The Nuxalk First Nation has withdrawn from the Enbridge Northern Gateway Project Joint Review Panel process.
The First Nation, from the Bella Coola valley, has decided not to participate further in the process, due to what they say is “predetermined approval” by the federal government of the proposed pipeline to carry Alberta tar sands bitumen from Alberta to Kitimat, B.C. via two 1,170 km pipelines.
The elected chief and council released a statement on the withdrawal saying it was through the advisement of hereditary chiefs and elders the Nation decided to no longer participate in the process.
The statement also calls into question the entire review process and the lack of engagement with First Nations groups, indicating many First Nations did not sign up to participate in the process to start with.
“There is no honour in the federal Crown’s approach to consulting with First Nations on the Enbridge project,” says Andrew Andy, the elected Chief of the Nuxalk Nation. “Recent statements make it clear that the Prime Minister has already decided to approve the super-tanker project that would violate First Nations’ Title and Rights and put our coastal waters at risk of a major oil spill.”
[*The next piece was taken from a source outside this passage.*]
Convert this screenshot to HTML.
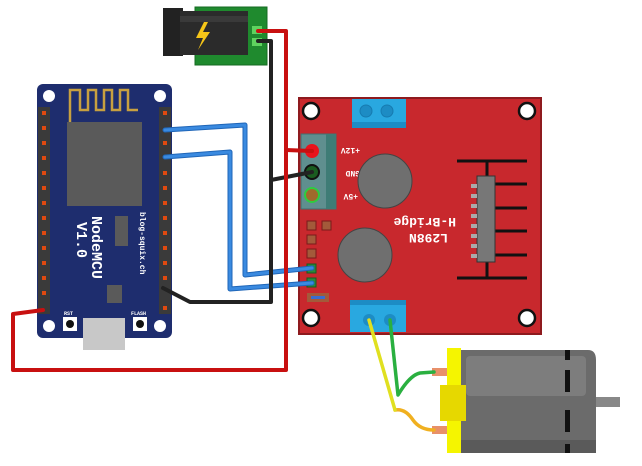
<!DOCTYPE html>
<html><head><style>body{margin:0;background:#fff}svg{display:block}</style></head><body>
<svg width="642" height="466" viewBox="0 0 642 466" xmlns="http://www.w3.org/2000/svg" font-family="Liberation Mono, monospace">
<!-- DC jack -->
<rect x="195" y="7" width="72" height="58" fill="#1f8a2e" stroke="#156b22"/>
<rect x="163" y="8" width="20" height="48" fill="#222"/>
<rect x="180" y="11" width="68" height="44" fill="#2b2b2b"/>
<rect x="180" y="16" width="68" height="6" fill="#3a3a3a"/>
<polygon points="204,22 196,38 203,38 198,50 210,32 203,32 208,22" fill="#f5c518"/>
<rect x="252" y="26" width="10" height="8" fill="#5fd35f"/>
<rect x="252" y="38" width="10" height="8" fill="#5fd35f"/>
<!-- H-bridge -->
<rect x="299" y="98" width="242" height="236" fill="#c8282d" stroke="#8e1a1e" stroke-width="2"/>
<g fill="#fff" stroke="#111" stroke-width="2.5"><circle cx="311" cy="111" r="8"/><circle cx="527" cy="111" r="8"/><circle cx="311" cy="318" r="8"/><circle cx="527" cy="318" r="8"/></g>
<rect x="352" y="99" width="54" height="29" fill="#29a8e0"/><rect x="352" y="122" width="54" height="6" fill="#1d8cc4"/>
<circle cx="366" cy="111" r="6" fill="#1d8cc4" stroke="#167bb0"/><circle cx="387" cy="111" r="6" fill="#1d8cc4" stroke="#167bb0"/>
<rect x="350" y="300" width="56" height="32" fill="#29a8e0"/><rect x="350" y="300" width="56" height="5" fill="#1d8cc4"/>
<circle cx="369" cy="320" r="6" fill="#1d8cc4"/><circle cx="390" cy="320" r="6" fill="#1d8cc4"/>
<rect x="301" y="134" width="35" height="75" fill="#5f8f8f" stroke="#3f7070"/><rect x="326" y="134" width="10" height="75" fill="#3e7c76"/>
<circle cx="312" cy="151" r="7" fill="#e8141c"/><circle cx="312" cy="172" r="7" fill="#1a5c20" stroke="#111" stroke-width="2"/><circle cx="312" cy="195" r="7" fill="#a06a2c" stroke="#2ecc40" stroke-width="2"/>
<g fill="#fff" font-size="8" font-weight="bold">
<text transform="translate(360,148) rotate(180)">+12V</text>
<text transform="translate(360,171) rotate(180)">GND</text>
<text transform="translate(358,194) rotate(180)">+5V</text>
<text transform="translate(456,218) rotate(180)" font-size="13">H-Bridge</text>
<text transform="translate(448,234) rotate(180)" font-size="13">L298N</text>
</g>
<circle cx="385" cy="181" r="27" fill="#6f6f6f" stroke="#444"/>
<circle cx="365" cy="255" r="27" fill="#6f6f6f" stroke="#444"/>
<g stroke="#111" stroke-width="3"><line x1="457" y1="161" x2="527" y2="161"/><line x1="487" y1="161" x2="487" y2="278"/>
<line x1="487" y1="184" x2="527" y2="184"/><line x1="487" y1="208" x2="527" y2="208"/><line x1="487" y1="231" x2="527" y2="231"/><line x1="487" y1="255" x2="527" y2="255"/><line x1="457" y1="278" x2="527" y2="278"/></g>
<rect x="477" y="176" width="18" height="86" fill="#777" stroke="#333"/>
<g fill="#aaa"><rect x="471" y="184" width="6" height="4"/><rect x="471" y="194" width="6" height="4"/><rect x="471" y="204" width="6" height="4"/><rect x="471" y="214" width="6" height="4"/><rect x="471" y="224" width="6" height="4"/><rect x="471" y="234" width="6" height="4"/><rect x="471" y="244" width="6" height="4"/><rect x="471" y="254" width="6" height="4"/></g>
<g fill="#a35a3a" stroke="#7a1a1a"><rect x="307" y="221" width="9" height="9"/><rect x="322" y="221" width="9" height="9"/><rect x="307" y="235" width="9" height="9"/><rect x="307" y="249" width="9" height="9"/></g>
<g fill="#2a8a3a" stroke="#1a5a22"><rect x="307" y="264" width="9" height="9"/><rect x="307" y="278" width="9" height="9"/></g>
<rect x="307" y="293" width="22" height="9" fill="#a35a3a"/><rect x="311" y="296" width="14" height="3" fill="#3a6cd0"/>
<!-- NodeMCU -->
<rect x="37" y="84" width="135" height="254" rx="6" fill="#1e2d6e"/>
<g fill="#fff"><circle cx="49" cy="96" r="6"/><circle cx="160" cy="96" r="6"/><circle cx="49" cy="326" r="6"/><circle cx="160" cy="326" r="6"/></g>
<path d="M70 122 V90 H80 V110 H88 V90 H96 V110 H104 V90 H112 V110 H120 V90 H128 V110 H138" fill="none" stroke="#c8a040" stroke-width="2.5"/>
<rect x="67" y="122" width="75" height="84" fill="#5a5a5a"/>
<rect x="115" y="216" width="13" height="30" fill="#5a5a5a"/><rect x="107" y="285" width="15" height="18" fill="#5a5a5a"/>
<rect x="38" y="107" width="12" height="207" fill="#3a3a3a"/><rect x="159" y="107" width="12" height="207" fill="#3a3a3a"/>
<g fill="#e04a10">
<rect x="42" y="111" width="4" height="4"/><rect x="42" y="126" width="4" height="4"/><rect x="42" y="141" width="4" height="4"/><rect x="42" y="156" width="4" height="4"/><rect x="42" y="171" width="4" height="4"/><rect x="42" y="186" width="4" height="4"/><rect x="42" y="201" width="4" height="4"/><rect x="42" y="216" width="4" height="4"/><rect x="42" y="231" width="4" height="4"/><rect x="42" y="246" width="4" height="4"/><rect x="42" y="261" width="4" height="4"/><rect x="42" y="276" width="4" height="4"/><rect x="42" y="291" width="4" height="4"/>
<rect x="163" y="111" width="4" height="4"/><rect x="163" y="141" width="4" height="4"/><rect x="163" y="171" width="4" height="4"/><rect x="163" y="186" width="4" height="4"/><rect x="163" y="201" width="4" height="4"/><rect x="163" y="216" width="4" height="4"/><rect x="163" y="231" width="4" height="4"/><rect x="163" y="246" width="4" height="4"/><rect x="163" y="261" width="4" height="4"/><rect x="163" y="276" width="4" height="4"/><rect x="163" y="306" width="4" height="4"/>
</g>
<g fill="#fff" font-weight="bold">
<text transform="translate(92,216) rotate(90)" font-size="15">NodeMCU</text>
<text transform="translate(77,222) rotate(90)" font-size="15">V1.0</text>
<text transform="translate(140,212) rotate(90)" font-size="8">blog-squix.ch</text>
<text x="64" y="315" font-size="5">RST</text><text x="131" y="315" font-size="5">FLASH</text>
</g>
<rect x="63" y="317" width="14" height="14" fill="#fff"/><circle cx="70" cy="324" r="4" fill="#111"/>
<rect x="133" y="317" width="14" height="14" fill="#fff"/><circle cx="140" cy="324" r="4" fill="#111"/>
<rect x="83" y="318" width="42" height="32" fill="#c8c8c8"/>
<!-- Motor -->
<rect x="595" y="397" width="25" height="10" fill="#888"/>
<path d="M460 350 H588 Q596 350 596 360 V444 Q596 453 588 453 H460 Z" fill="#6b6b6b"/>
<rect x="466" y="356" width="120" height="40" rx="4" fill="#7d7d7d"/>
<rect x="460" y="440" width="136" height="13" fill="#5a5a5a"/>
<g fill="#111"><rect x="565" y="350" width="5" height="10"/><rect x="565" y="370" width="5" height="22"/><rect x="565" y="410" width="5" height="22"/><rect x="565" y="444" width="5" height="9"/></g>
<rect x="447" y="348" width="14" height="105" fill="#f5f500"/>
<rect x="440" y="385" width="26" height="36" fill="#e6d800"/>
<rect x="432" y="368" width="15" height="8" fill="#e8906a"/><rect x="432" y="426" width="15" height="8" fill="#e8906a"/>
<!-- Wires -->
<g fill="none" stroke-linejoin="round" stroke-linecap="round">
<polyline points="165,130 245,125 245,275 312,268" stroke="#1f66b8" stroke-width="5"/>
<polyline points="165,130 245,125 245,275 312,268" stroke="#3a8ae0" stroke-width="3"/>
<polyline points="165,157 230,152 230,289 312,283" stroke="#1f66b8" stroke-width="5"/>
<polyline points="165,157 230,152 230,289 312,283" stroke="#3a8ae0" stroke-width="3"/>
<polyline points="258,41 271,41 271,302 190,302 163,288" stroke="#222" stroke-width="4"/>
<polyline points="271,180 312,172" stroke="#222" stroke-width="4"/>
<polyline points="258,31 286,31 286,370 13,370 13,314 43,310" stroke="#c81010" stroke-width="4"/>
<polyline points="286,150 312,151" stroke="#c81010" stroke-width="4"/>
<path d="M395,410 Q405,408 413,420 Q420,430 434,430" stroke="#f0b020" stroke-width="3.5"/>
<line x1="369" y1="320" x2="395" y2="410" stroke="#e0e020" stroke-width="3.5"/>
<path d="M390,320 L398,395 Q410,375 420,373 L434,372" stroke="#2ab040" stroke-width="3.5"/>
</g>
</svg>
</body></html>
The statement also cited remarks made by the Minister of Natural Resources Joe Oliver in which he referred to First Nations communities as “socially dysfunctional.”
The statement came after the budget introduced by the Conservative government included a retroactive time limit on environmental review processes, which could potentially see the current review sped up significantly under a two-year total time limit.
If approved, the time limit could see the three-person panel to come to a decision this year. The current schedule has the first portion of the community hearings for oral statements continuing into July and further hearings for communities not on the pipeline continuing into next year before a decision would be made later in 2013.
But at this point it is too soon to say how this might impact the process.
“Right now the panel is continuing with the mandate they’ve been given,” said Kirsten Higgins, communications officer with the National Energy Board.
Higgins also reiterated the panel and review process are “independent and transparent.”